Wednesday, August 27, 2008

Just pondering out loud...

Why, even when you think you are in total control of what you think and you feel does your mind and your heart still pop some suprises on you? Aren't you the master of your own destiny or something like that? Shouldn't a grown woman have some sort of an off button or something? Like a parachute as you hurtle toward the ground or a airbag in a front end crash or even one of those little beeping alarms that tell people they're too close when backing up? LoL

I feel like the girl in the book who asks for boobies from God (Are You There God? It's Me, Margaret, by Judy Blume) -

Are you there God? It's me, Chars. Can I please get a life safety feature or two installed? Maybe one of those fancy schmancy air pillow fluffy things that stunt people who jump out of windows land on? I'd be willing to pay extra for emotional airbags. And no, my boobs don't count. No matter how big they are. And maybe a roadmap so I can figure what the heck I'm doing would be nice. Or some detour signs? Or breadcrumbs? Thanks! That'd be peachy. Amen.

In all seriousness though, I've been doing a lot of thinking, honest praying and soul searching recently. Haven't found any answers yet, and not sure I will anytime soon. Just hoping for some mental clarity, calm and patience. Things all of us could use a little more of from time to time.

Last weekend was a lot of fun. I loved going to the fair and seeing so many people I'd hadn't seen in a long time. Being there just reminded me why Portage County is still home in my heart and where I probably need to be (at least closer to) long-term. I feel like I'm more me when I'm there and spending time with all the people there. It's a different vibe than Cleveland. (guess that's part of my soul searching, too)

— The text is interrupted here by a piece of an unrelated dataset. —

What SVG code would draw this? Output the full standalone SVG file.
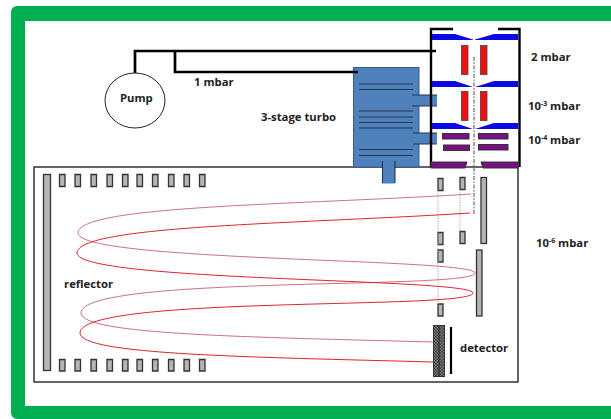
<svg xmlns="http://www.w3.org/2000/svg" width="611" height="419" viewBox="0 0 611 419">
<style>
text{font-family:"Open Sans","Liberation Sans",sans-serif;font-weight:bold;fill:#222;font-size:11.300px}
.g{fill:#b5b5b5;stroke:#333;stroke-width:1.300}
.b{fill:#0a0ae6}
.r{fill:#f01010;stroke:#444;stroke-width:.8}
.p{fill:#7a0f85;stroke:#333;stroke-width:1}
.t{fill:#4f81bd;stroke:#385d8a;stroke-width:1}
.tl{stroke:#25374f;stroke-width:1.100;fill:none}
.w{fill:none;stroke:#000;stroke-width:2.700}
.ion{fill:none;stroke:#e2222e;stroke-width:1}
.ion2{fill:none;stroke:#c8747a;stroke-width:1}
.axis{fill:none;stroke:#777;stroke-width:1.300;stroke-dasharray:4 1.500 1.500 1.500}
.beam{fill:none;stroke:#b5b5b5;stroke-width:1;stroke-dasharray:1.500 1}
</style>
<defs><pattern id="h" width="3" height="3" patternUnits="userSpaceOnUse"><rect width="3" height="3" fill="#888"/><path d="M0 0h1.500v1.500H0z M1.500 1.500H3V3H1.500z" fill="#333"/></pattern></defs>
<g id="frame"><path fill-rule="evenodd" fill="#00b050" d="M17 6H611V419H17a6 6 0 0 1 -6-6V12a6 6 0 0 1 6-6ZM25 21V406H611V21Z"/></g>
<g id="tof-chamber"><path d="M34 167H518V382H34Z" fill="#fff" stroke="#333" stroke-width="1.500"/></g>
<g id="turbo">
<rect class="t" x="353.500" y="67.500" width="65.500" height="99.500"/>
<rect x="412" y="95" width="25" height="11" fill="#4f81bd"/><path class="tl" d="M412 95H437M412 106H437"/>
<rect x="413" y="133" width="24" height="11" fill="#4f81bd"/><path class="tl" d="M413 133H437M413 144H437"/>
<rect x="382" y="161" width="13" height="22.500" fill="#4f81bd"/><path class="tl" d="M382.500 161V183M395 161V183"/>
<path class="tl" d="M359 84H413M359 89.500H413M359 111H413M359 117H413M359 122.500H413M359 128H413M359 149.500H413M359 155.500H413"/>
<text x="261" y="121">3-stage turbo</text>
</g>
<g id="connectors">
<path class="w" d="M135 73V51H436"/>
<path class="w" d="M175 51V72H358"/>
</g>
<g id="pump"><ellipse cx="135" cy="100.500" rx="30" ry="27.500" fill="#fff" stroke="#222" stroke-width="1"/><text x="120" y="102">Pump</text></g>
<g id="source">
<path d="M431 167V29H453M498 29H519.500V167" fill="none" stroke="#000" stroke-width="2.400"/>
<path class="b" d="M432 34H455L473 39.500V40H432ZM518 34H494L475 39.500V40H518Z"/>
<path class="b" d="M432 81H455L473 87H432ZM518 81H494L475 87H518Z"/>
<path class="b" d="M432 123H455L473 129H432ZM518 123H494L475 129H518Z"/>
<rect class="r" x="461.500" y="45.500" width="6.500" height="29"/><rect class="r" x="480.500" y="45.500" width="6.500" height="29"/>
<rect class="r" x="461.500" y="91.500" width="6.500" height="29"/><rect class="r" x="480.500" y="91.500" width="6.500" height="29"/>
<rect class="p" x="442.500" y="133.500" width="26.500" height="5.500"/><rect class="p" x="478.500" y="133.500" width="29.500" height="5.500"/>
<rect class="p" x="443.500" y="145" width="26" height="5.500"/><rect class="p" x="478.500" y="144.500" width="29.500" height="5.500"/>
<path class="p" d="M431 162H467L465 168H431ZM481 162H518V168H483Z"/>
<path class="axis" d="M474 57V214"/>
</g>
<g id="electrodes">
<rect class="g" x="43.500" y="174.500" width="7" height="196"/>
<path class="g" d="M59.500 174.500h5.500v12h-5.500zM75 174.500h5.500v12H75zM91 174.500h5.500v12H91zM107 174.500h5.500v12H107zM122.500 174.500h5.500v12h-5.500zM137 174.500h5.500v12H137zM152.500 174.500h5.500v12h-5.500zM168.500 174.500h5.500v12h-5.500zM184 174.500h5.500v12H184zM199.500 174.500h5.500v12h-5.500z"/>
<path class="g" d="M59.500 359.500h5.500v11.500h-5.500zM75 359.500h5.500v11.500H75zM91 359.500h5.500v11.500H91zM107 359.500h5.500v11.500H107zM122.500 359.500h5.500v11.500h-5.500zM137 359.500h5.500v11.500H137zM152.500 359.500h5.500v11.500h-5.500zM168.500 359.500h5.500v11.500h-5.500zM184 359.500h5.500v11.500H184zM199.500 359.500h5.500v11.500h-5.500z"/>
<path class="g" d="M438 178.500h5v12h-5zM438 232.500h5v12h-5zM438 250h5v12h-5zM438 304h5v12h-5zM460 177.500h5v12h-5zM460 231.500h5v12h-5z"/>
<rect class="g" x="481" y="177.500" width="5.500" height="66"/>
<rect class="g" x="476.500" y="250" width="5.500" height="66"/>
<path class="beam" d="M438 190.500V304M460 189.500V231.500"/>
</g>
<g id="ion-path">
<path class="ion2" d="M471 194C300 205 78 205 78 233C78 262 475 258 475 273C475 290 81 275 81 313C81 335 250 337 433 342"/>
<path class="ion" d="M470 213C300 224 77 225 77 253C77 282 473 278 473 293C473 310 80 295 80 333C80 355 250 357 433 362"/>
</g>
<g id="detector">
<rect x="433.500" y="325.500" width="11" height="51" fill="url(#h)" stroke="#333" stroke-width="1"/>
<path d="M439 326V376" stroke="#222" stroke-width="1"/>
<path d="M451 327V374" stroke="#000" stroke-width="2.200"/>
<text x="460" y="352">detector</text>
</g>
<g id="labels">
<text x="64" y="288">reflector</text>
<text x="194" y="86">1 mbar</text>
<text x="531" y="61">2 mbar</text>
<text x="528" y="110">10<tspan font-size="7" dy="-4">-3</tspan><tspan dy="4"> mbar</tspan></text>
<text x="528" y="144">10<tspan font-size="7" dy="-4">-4</tspan><tspan dy="4"> mbar</tspan></text>
<text x="536" y="247">10<tspan font-size="7" dy="-4">-6</tspan><tspan dy="4"> mbar</tspan></text>
</g>
</svg>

My heart is heavy with things I wish I could talk about to you all, but they're too personal. I guess the people that need to know, already know what I'm talking about. For those that don't and care to, just say a little prayer for requests unspoken in the universe in general and I'm sure God will place a few of the ones I'm thinking about on that general list of billions and billions. LoL

Hope all is going well with you, dear friends and blog readers. Let's be thankful it's hump day and all look forward to Labor Day weekend!

2 comments:

Anonymous said...

Ok, I know you don't need or want my advice, but USE YOUR HEAD...I didn't, and I regret it. If he loved either of us as much as he claimed to, then he wouldn't be putting ads on craigslist for this past weekend to hookup in chicago. He also has them for the cleveland area. Just do a search for his screenname on there. He needs help. He doesn't want to be alone. You are too smart of a girl, and you have too much going for you to go back to that. Your choice, but he hasn't done anything to change his behavior, that's obvious. Good Luck!

Anonymous said...

http://cleveland.craigslist.org/cas/815612503.html

http://chicago.craigslist.org/nwc/cas/815560794.html

http://chicago.craigslist.org/chc/cas/820364861.html

Please note the dates posted. Is that love? Has he changed? Don't be blinded like I was. Now I see.